#### WHAT THE TASK ASKS
Reproduce exactly the lines below, from the first one through the line containing "Serif', 'Times New", and omit any pictures.

#### SUPPLIED DATA
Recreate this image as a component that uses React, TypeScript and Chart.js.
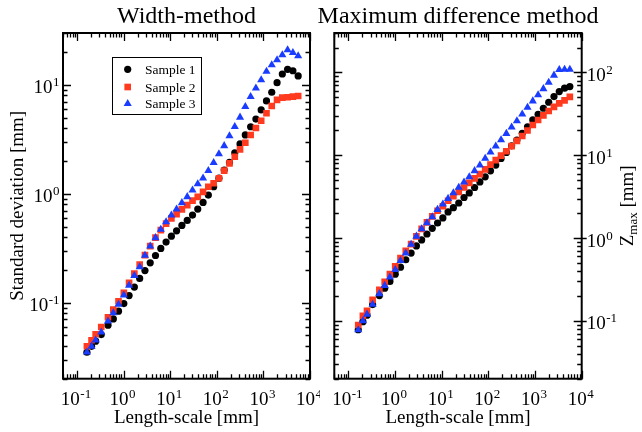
import React, { useEffect, useRef } from 'react';
import { Chart, registerables } from 'chart.js';

Chart.register(...registerables);

const SERIF = "'Liberation Serif', 'Times New Roman', serif";

// Length-scale [mm] (shared by both panels)
const lengthScale = [
  0.163, 0.205, 0.251, 0.331, 0.462, 0.601, 0.777, 1.01, 1.31, 1.70,
  2.21, 2.87, 3.72, 4.83, 6.28, 8.15, 10.6, 13.7, 17.8, 23.2,
  30.1, 39.0, 50.7, 65.8, 85.5, 111, 144, 187, 243, 315,
  409, 532, 690, 896, 1164, 1510, 1963, 2547, 3306, 4296, 5570,
];

// Width-method: standard deviation [mm]
const widthSample1 = [
  0.035, 0.0397, 0.0442, 0.0509, 0.0620, 0.0708, 0.0834, 0.0981, 0.116, 0.139,
  0.167, 0.197, 0.232, 0.271, 0.315, 0.360, 0.408, 0.457, 0.512, 0.569,
  0.637, 0.723, 0.833, 0.973, 1.16, 1.39, 1.65, 1.94, 2.38, 2.87,
  3.47, 4.13, 4.86, 5.89, 7.13, 8.57, 10.5, 12.6, 13.9, 13.5, 12.1,
];
const widthSample2 = [
  0.0397, 0.0451, 0.0512, 0.0597, 0.0734, 0.0863, 0.103, 0.123, 0.152, 0.185,
  0.224, 0.273, 0.330, 0.395, 0.463, 0.532, 0.594, 0.651, 0.718, 0.787,
  0.865, 0.938, 1.04, 1.16, 1.25, 1.39, 1.63, 1.90, 2.19, 2.56,
  2.94, 3.47, 4.02, 4.69, 5.49, 6.41, 7.28, 7.64, 7.71, 7.80, 7.92,
];
const widthSample3 = [
  0.035, 0.0397, 0.0451, 0.0535, 0.0675, 0.0804, 0.0961, 0.117, 0.144, 0.177,
  0.213, 0.271, 0.330, 0.394, 0.470, 0.552, 0.637, 0.723, 0.826, 0.938,
  1.08, 1.23, 1.39, 1.63, 1.93, 2.32, 2.76, 3.40, 4.13, 5.04,
  6.31, 7.80, 9.33, 11.1, 13.3, 15.3, 17.0, 18.9, 21.0, 19.8, 18.5,
];

// Maximum difference method: Z_max [mm]
const maxSample1 = [
  0.078, 0.0977, 0.117, 0.157, 0.202, 0.248, 0.299, 0.366, 0.445, 0.547,
  0.658, 0.804, 0.950, 1.12, 1.31, 1.52, 1.75, 2.07, 2.33, 2.65,
  3.09, 3.51, 4.08, 4.77, 5.49, 6.49, 7.61, 9.17, 10.8, 13.0,
  15.3, 18.4, 22.1, 26.7, 31.3, 37.0, 43.7, 51.2, 58.9, 64.7, 67.6,
];
const maxSample2 = [
  0.0891, 0.115, 0.132, 0.179, 0.237, 0.296, 0.366, 0.454, 0.573, 0.703,
  0.846, 1.05, 1.29, 1.55, 1.83, 2.14, 2.42, 2.82, 3.20, 3.61,
  4.08, 4.64, 5.25, 5.92, 6.75, 7.71, 8.75, 9.92, 11.2, 12.9,
  14.9, 17.1, 19.9, 23.2, 26.7, 30.3, 34.3, 38.4, 42.3, 46.0, 50.7,
];
const maxSample3 = [
  0.0776, 0.0998, 0.120, 0.158, 0.212, 0.267, 0.337, 0.414, 0.532, 0.658,
  0.839, 1.05, 1.29, 1.52, 1.80, 2.21, 2.56, 3.00, 3.51, 4.08,
  4.73, 5.49, 6.49, 7.61, 9.17, 10.9, 12.9, 15.3, 18.3, 21.8,
  26.0, 31.3, 37.8, 45.2, 53.7, 63.5, 76.0, 92.5, 108, 109, 109,
];

const seriesNames = ['Sample 1', 'Sample 2', 'Sample 3'];
const seriesColors = ['#000000', '#ff3a1f', '#1a3cff'];
const seriesStyles = ['circle', 'rect', 'triangle'];
const seriesRadii = [3.6, 4.7, 4.7];

const xTickExps = [-1, 0, 1, 2, 3, 4];
const leftYTickExps = [-1, 0, 1];
const rightYTickExps = [-1, 0, 1, 2];

const leftTitle = 'Width-method';
const rightTitle = 'Maximum difference method';
const xAxisTitle = 'Length-scale [mm]';
const leftYTitle = 'Standard deviation [mm]';
const rightYTitleMain = 'Z';
const rightYTitleSub = 'max';
const rightYTitleUnit = ' [mm]';

function makeDatasets(series: number[][]) {
  return series.map((arr, k) => ({
    label: seriesNames[k],
    data: lengthScale.map((x, i) => ({ x, y: arr[i] })),
    showLine: false,
    pointStyle: seriesStyles[k],
    pointRadius: seriesRadii[k],
    pointHoverRadius: seriesRadii[k],
    pointBackgroundColor: seriesColors[k],
    pointBorderColor: seriesColors[k],
    backgroundColor: seriesColors[k],
    borderColor: seriesColors[k],
    pointBorderWidth: 0,
    borderWidth: 0,
    order: 2 - k,
  }));
}

function logTicks(min: number, max: number) {
  const out: { v: number; major: boolean }[] = [];
  for (let e = Math.floor(Math.log10(min)) - 1; e <= Math.ceil(Math.log10(max)); e++) {
    for (let d = 1; d <= 9; d++) {
      const v = d * Math.pow(10, e);
      if (v >= min * 0.999 && v <= max * 1.001) out.push({ v, major: d === 1 });
    }
  }
  return out;
}

function drawPow(ctx: CanvasRenderingContext2D, exp: number, x: number, y: number, align: string) {
  const base = '10';
  const sup = String(exp);
  ctx.font = `19px ${SERIF}`;
  const bw = ctx.measureText(base).width;
  ctx.font = `13px ${SERIF}`;
  const sw = ctx.measureText(sup).width;
  const total = bw + sw + 0.5;
  const x0 = align === 'center' ? x - total / 2 : align === 'right' ? x - total : x;
  ctx.textAlign = 'left';
  ctx.textBaseline = 'alphabetic';
  ctx.font = `19px ${SERIF}`;
  ctx.fillText(base, x0, y);
  ctx.font = `13px ${SERIF}`;
  ctx.fillText(sup, x0 + bw + 0.5, y - 7);
}

function drawSymbol(ctx: CanvasRenderingContext2D, style: string, x: number, y: number, r: number, color: string) {
  ctx.fillStyle = color;
  ctx.beginPath();
  if (style === 'circle') {
    ctx.arc(x, y, r, 0, Math.PI * 2);
  } else if (style === 'rect') {
    const s = Math.SQRT1_2 * r;
    ctx.rect(x - s, y - s, 2 * s, 2 * s);
  } else {
    let rad = 0;
    ctx.moveTo(x + Math.sin(rad) * r, y - Math.cos(rad) * r);
    rad += (2 * Math.PI) / 3;
    ctx.lineTo(x + Math.sin(rad) * r, y - Math.cos(rad) * r);
    rad += (2 * Math.PI) / 3;
    ctx.lineTo(x + Math.sin(rad) * r, y - Math.cos(rad) * r);
    ctx.closePath();
  }
  ctx.fill();
}

function makePanelPlugin(cfg: {
  side: 'left' | 'right';
  title: string;
  yExps: number[];
  offsetX: number;
}) {
  return {
    id: 'panelDecor' + cfg.side,
    afterDraw(chart: any) {
      const ctx: CanvasRenderingContext2D = chart.ctx;
      const a = chart.chartArea;
      const xs = chart.scales.x;
      const ys = chart.scales.y;
      const off = cfg.offsetX;
      ctx.save();
      ctx.strokeStyle = '#000';
      ctx.fillStyle = '#000';

      // ticks (inward on all four sides)
      ctx.lineWidth = 1.3;
      ctx.beginPath();
      for (const t of logTicks(xs.min, xs.max)) {
        const px = Math.round(xs.getPixelForValue(t.v)) + 0.5;
        const len = t.major ? 8 : 4.5;
        ctx.moveTo(px, a.bottom);
        ctx.lineTo(px, a.bottom - len);
        ctx.moveTo(px, a.top);
        ctx.lineTo(px, a.top + len);
      }
      for (const t of logTicks(ys.min, ys.max)) {
        const py = Math.round(ys.getPixelForValue(t.v)) + 0.5;
        const len = t.major ? 8 : 4.5;
        ctx.moveTo(a.left, py);
        ctx.lineTo(a.left + len, py);
        ctx.moveTo(a.right, py);
        ctx.lineTo(a.right - len, py);
        if (cfg.side === 'right' && t.major) {
          ctx.moveTo(a.right, py);
          ctx.lineTo(a.right + 5, py);
        }
      }
      ctx.stroke();

      // frame
      ctx.lineWidth = 2;
      ctx.strokeRect(a.left, a.top, a.right - a.left, a.bottom - a.top);

      // x tick labels
      for (const e of xTickExps) {
        const px = xs.getPixelForValue(Math.pow(10, e));
        drawPow(ctx, e, px - 1, 404.5, 'center');
      }
      // y tick labels
      for (const e of cfg.yExps) {
        const py = ys.getPixelForValue(Math.pow(10, e));
        if (cfg.side === 'left') drawPow(ctx, e, a.left - 3.5, py + 8.5, 'right');
        else drawPow(ctx, e, a.right + 5, py + 8.5, 'left');
      }

      const cx = (a.left + a.right) / 2;
      // title
      ctx.textAlign = 'center';
      ctx.textBaseline = 'alphabetic';
      ctx.font = `24px ${SERIF}`;
      ctx.fillText(cfg.title, cx, 23);
      // x axis title
      ctx.font = `19px ${SERIF}`;
      ctx.fillText(xAxisTitle, cx, 422.5);

      const cy = (a.top + a.bottom) / 2;
      if (cfg.side === 'left') {
        ctx.save();
        ctx.translate(23 - off, cy);
        ctx.rotate(-Math.PI / 2);
        ctx.textAlign = 'center';
        ctx.font = `19px ${SERIF}`;
        ctx.fillText(leftYTitle, 0, 0);
        ctx.restore();

        // legend
        ctx.lineWidth = 1;
        ctx.strokeStyle = '#000';
        ctx.strokeRect(112.5 - off, 57.5, 89, 57);
        const rows = [69.3, 87, 103.7];
        ctx.font = `13.5px ${SERIF}`;
        for (let k = 0; k < 3; k++) {
          drawSymbol(ctx, seriesStyles[k], 127.7 - off, rows[k], seriesRadii[k], seriesColors[k]);
          ctx.fillStyle = '#000';
          ctx.textAlign = 'left';
          ctx.fillText(seriesNames[k], 145 - off, rows[k] + 4.6);
        }
      } else {
        ctx.save();
        ctx.translate(633 - off, cy);
        ctx.rotate(-Math.PI / 2);
        ctx.textAlign = 'left';
        ctx.font = `19px ${SERIF}`;
        const wZ = ctx.measureText(rightYTitleMain).width;
        const wU = ctx.measureText(rightYTitleUnit).width;
        ctx.font = `13px ${SERIF}`;
        const wM = ctx.measureText(rightYTitleSub).width;
        const x0 = -(wZ + wM + wU) / 2;
        ctx.font = `19px ${SERIF}`;
        ctx.fillText(rightYTitleMain, x0, 0);
        ctx.font = `13px ${SERIF}`;
        ctx.fillText(rightYTitleSub, x0 + wZ, 4);
        ctx.font = `19px ${SERIF}`;
        ctx.fillText(rightYTitleUnit, x0 + wZ + wM, 0);
        ctx.restore();
      }
      ctx.restore();
    },
  };
}

function makeChart(
  canvas: HTMLCanvasElement,
  series: number[][],
  yMin: number,
  yMax: number,
  pad: { left: number; right: number },
  plugin: any
) {
  return new Chart(canvas, {
    type: 'scatter',
    data: { datasets: makeDatasets(series) as any },
    options: {
      responsive: false,
      animation: false,
      events: [],
      layout: { padding: { left: pad.left, right: pad.right, top: 33, bottom: 432 - 378.7 } },
      plugins: {
        legend: { display: false },
        tooltip: { enabled: false },
        title: { display: false },
      },
      scales: {
        x: { type: 'logarithmic', min: 0.05, max: 10000, display: false },
        y: { type: 'logarithmic', min: yMin, max: yMax, display: false },
      },
    } as any,
    plugins: [plugin],
  });
}

export default function App() {
  const leftRef = useRef<HTMLCanvasElement>(null);
  const rightRef = useRef<HTMLCanvasElement>(null);

  useEffect(() => {
    const leftOff = 0;
    const rightOff = 290;
    const c1 = makeChart(
      leftRef.current!,
      [widthSample1, widthSample2, widthSample3],
      0.02,
      30,
      { left: 63 - leftOff, right: 320 - (310 - leftOff) },
      makePanelPlugin({ side: 'left', title: leftTitle, yExps: leftYTickExps, offsetX: leftOff })
    );
    const c2 = makeChart(
      rightRef.current!,
      [maxSample1, maxSample2, maxSample3],
      0.02,
      300,
      { left: 334.3 - rightOff, right: 352 - (581.7 - rightOff) },
      makePanelPlugin({ side: 'right', title: rightTitle, yExps: rightYTickExps, offsetX: rightOff })
    );
    return () => {
      c1.destroy();
      c2.destroy();
    };
  }, []);

  return (
    <div style={{ position: 'absolute', left: 0, top: 0, width: 642, height: 432, background: '#fff' }}>
      <canvas ref={leftRef} width={320} height={432} style={{ position: 'absolute', left: 0, top: 0 }} />
      <canvas ref={rightRef} width={352} height={432} style={{ position: 'absolute', left: 290, top: 0 }} />
    </div>
  );
}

#### OUTPUT OF THE TASK
Recreate this image as a component that uses React, TypeScript and Chart.js.
import React, { useEffect, useRef } from 'react';
import { Chart, registerables } from 'chart.js';

Chart.register(...registerables);

const SERIF = "'Liberation Serif', 'Times New Roman', serif";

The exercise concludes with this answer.